> _Given data_
»»
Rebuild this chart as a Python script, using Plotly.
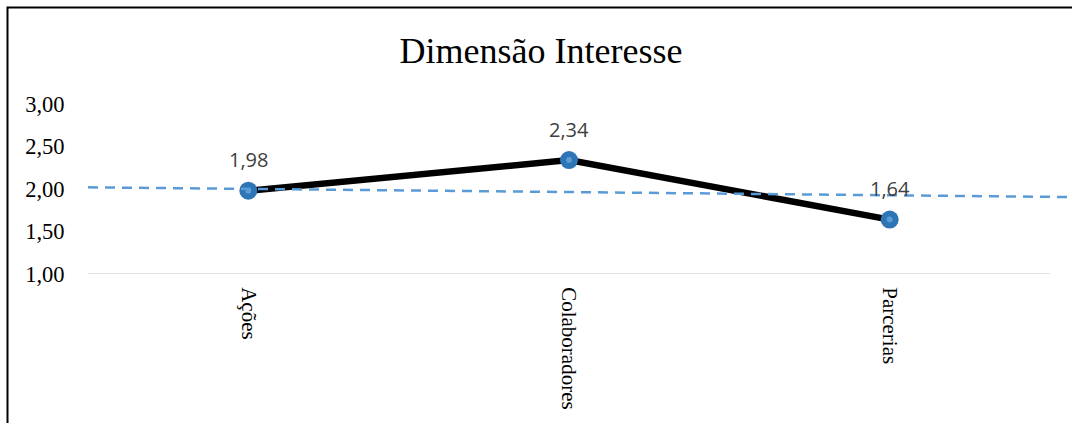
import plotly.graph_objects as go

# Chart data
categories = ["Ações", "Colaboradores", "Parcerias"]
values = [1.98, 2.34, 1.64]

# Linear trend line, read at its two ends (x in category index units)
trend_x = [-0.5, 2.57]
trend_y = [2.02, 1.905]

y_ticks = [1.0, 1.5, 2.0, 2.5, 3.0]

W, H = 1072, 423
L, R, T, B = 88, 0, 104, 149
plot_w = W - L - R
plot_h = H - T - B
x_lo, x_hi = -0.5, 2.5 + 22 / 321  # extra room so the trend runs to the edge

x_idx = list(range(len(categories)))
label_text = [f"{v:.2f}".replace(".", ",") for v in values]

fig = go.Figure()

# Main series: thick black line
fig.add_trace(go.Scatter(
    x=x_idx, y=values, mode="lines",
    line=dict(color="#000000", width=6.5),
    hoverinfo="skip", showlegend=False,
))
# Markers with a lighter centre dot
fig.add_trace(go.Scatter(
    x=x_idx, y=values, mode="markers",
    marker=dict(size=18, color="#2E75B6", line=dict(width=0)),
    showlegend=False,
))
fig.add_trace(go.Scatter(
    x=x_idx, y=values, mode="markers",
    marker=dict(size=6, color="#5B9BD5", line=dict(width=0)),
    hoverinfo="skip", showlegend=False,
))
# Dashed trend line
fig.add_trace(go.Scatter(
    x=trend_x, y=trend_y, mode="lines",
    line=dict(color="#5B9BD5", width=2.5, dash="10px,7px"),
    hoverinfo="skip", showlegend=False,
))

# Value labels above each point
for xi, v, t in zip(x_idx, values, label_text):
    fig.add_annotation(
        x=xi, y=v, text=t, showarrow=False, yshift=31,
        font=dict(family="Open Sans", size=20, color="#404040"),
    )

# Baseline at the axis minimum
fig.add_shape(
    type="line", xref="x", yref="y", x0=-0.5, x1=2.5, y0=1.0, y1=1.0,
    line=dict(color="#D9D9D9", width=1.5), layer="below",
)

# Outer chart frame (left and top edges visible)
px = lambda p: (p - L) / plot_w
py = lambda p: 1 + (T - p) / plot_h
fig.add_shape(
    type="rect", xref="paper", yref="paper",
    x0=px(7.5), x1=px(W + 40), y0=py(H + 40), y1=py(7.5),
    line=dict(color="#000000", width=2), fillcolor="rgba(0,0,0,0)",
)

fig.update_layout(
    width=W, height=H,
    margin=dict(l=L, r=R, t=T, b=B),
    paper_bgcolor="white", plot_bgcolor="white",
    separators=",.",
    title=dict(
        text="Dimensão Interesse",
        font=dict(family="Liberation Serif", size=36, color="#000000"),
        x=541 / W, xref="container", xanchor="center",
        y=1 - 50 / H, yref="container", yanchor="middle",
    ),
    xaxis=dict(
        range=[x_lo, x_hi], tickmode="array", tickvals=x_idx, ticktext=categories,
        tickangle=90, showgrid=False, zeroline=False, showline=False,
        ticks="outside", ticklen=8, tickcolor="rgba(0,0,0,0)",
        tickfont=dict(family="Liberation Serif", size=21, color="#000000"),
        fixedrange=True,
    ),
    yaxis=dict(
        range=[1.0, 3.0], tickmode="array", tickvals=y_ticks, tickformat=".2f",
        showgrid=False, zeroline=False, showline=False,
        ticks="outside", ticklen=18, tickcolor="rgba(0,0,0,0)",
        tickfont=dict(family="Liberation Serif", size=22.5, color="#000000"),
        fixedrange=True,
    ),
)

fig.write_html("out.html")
««
Repeat the material above in full and exactly, omitting the pictures.

Rebuild this chart as a Python script, using Plotly.
import plotly.graph_objects as go

# Chart data
categories = ["Ações", "Colaboradores", "Parcerias"]
values = [1.98, 2.34, 1.64]

# Linear trend line, read at its two ends (x in category index units)
trend_x = [-0.5, 2.57]
trend_y = [2.02, 1.905]

y_ticks = [1.0, 1.5, 2.0, 2.5, 3.0]

W, H = 1072, 423
L, R, T, B = 88, 0, 104, 149
plot_w = W - L - R
plot_h = H - T - B
x_lo, x_hi = -0.5, 2.5 + 22 / 321  # extra room so the trend runs to the edge

x_idx = list(range(len(categories)))
label_text = [f"{v:.2f}".replace(".", ",") for v in values]

fig = go.Figure()

# Main series: thick black line
fig.add_trace(go.Scatter(
    x=x_idx, y=values, mode="lines",
    line=dict(color="#000000", width=6.5),
    hoverinfo="skip", showlegend=False,
))
# Markers with a lighter centre dot
fig.add_trace(go.Scatter(
    x=x_idx, y=values, mode="markers",
    marker=dict(size=18, color="#2E75B6", line=dict(width=0)),
    showlegend=False,
))
fig.add_trace(go.Scatter(
    x=x_idx, y=values, mode="markers",
    marker=dict(size=6, color="#5B9BD5", line=dict(width=0)),
    hoverinfo="skip", showlegend=False,
))
# Dashed trend line
fig.add_trace(go.Scatter(
    x=trend_x, y=trend_y, mode="lines",
    line=dict(color="#5B9BD5", width=2.5, dash="10px,7px"),
    hoverinfo="skip", showlegend=False,
))

# Value labels above each point
for xi, v, t in zip(x_idx, values, label_text):
    fig.add_annotation(
        x=xi, y=v, text=t, showarrow=False, yshift=31,
        font=dict(family="Open Sans", size=20, color="#404040"),
    )

# Baseline at the axis minimum
fig.add_shape(
    type="line", xref="x", yref="y", x0=-0.5, x1=2.5, y0=1.0, y1=1.0,
    line=dict(color="#D9D9D9", width=1.5), layer="below",
)

# Outer chart frame (left and top edges visible)
px = lambda p: (p - L) / plot_w
py = lambda p: 1 + (T - p) / plot_h
fig.add_shape(
    type="rect", xref="paper", yref="paper",
    x0=px(7.5), x1=px(W + 40), y0=py(H + 40), y1=py(7.5),
    line=dict(color="#000000", width=2), fillcolor="rgba(0,0,0,0)",
)

fig.update_layout(
    width=W, height=H,
    margin=dict(l=L, r=R, t=T, b=B),
    paper_bgcolor="white", plot_bgcolor="white",
    separators=",.",
    title=dict(
        text="Dimensão Interesse",
        font=dict(family="Liberation Serif", size=36, color="#000000"),
        x=541 / W, xref="container", xanchor="center",
        y=1 - 50 / H, yref="container", yanchor="middle",
    ),
    xaxis=dict(
        range=[x_lo, x_hi], tickmode="array", tickvals=x_idx, ticktext=categories,
        tickangle=90, showgrid=False, zeroline=False, showline=False,
        ticks="outside", ticklen=8, tickcolor="rgba(0,0,0,0)",
        tickfont=dict(family="Liberation Serif", size=21, color="#000000"),
        fixedrange=True,
    ),
    yaxis=dict(
        range=[1.0, 3.0], tickmode="array", tickvals=y_ticks, tickformat=".2f",
        showgrid=False, zeroline=False, showline=False,
        ticks="outside", ticklen=18, tickcolor="rgba(0,0,0,0)",
        tickfont=dict(family="Liberation Serif", size=22.5, color="#000000"),
        fixedrange=True,
    ),
)

fig.write_html("out.html")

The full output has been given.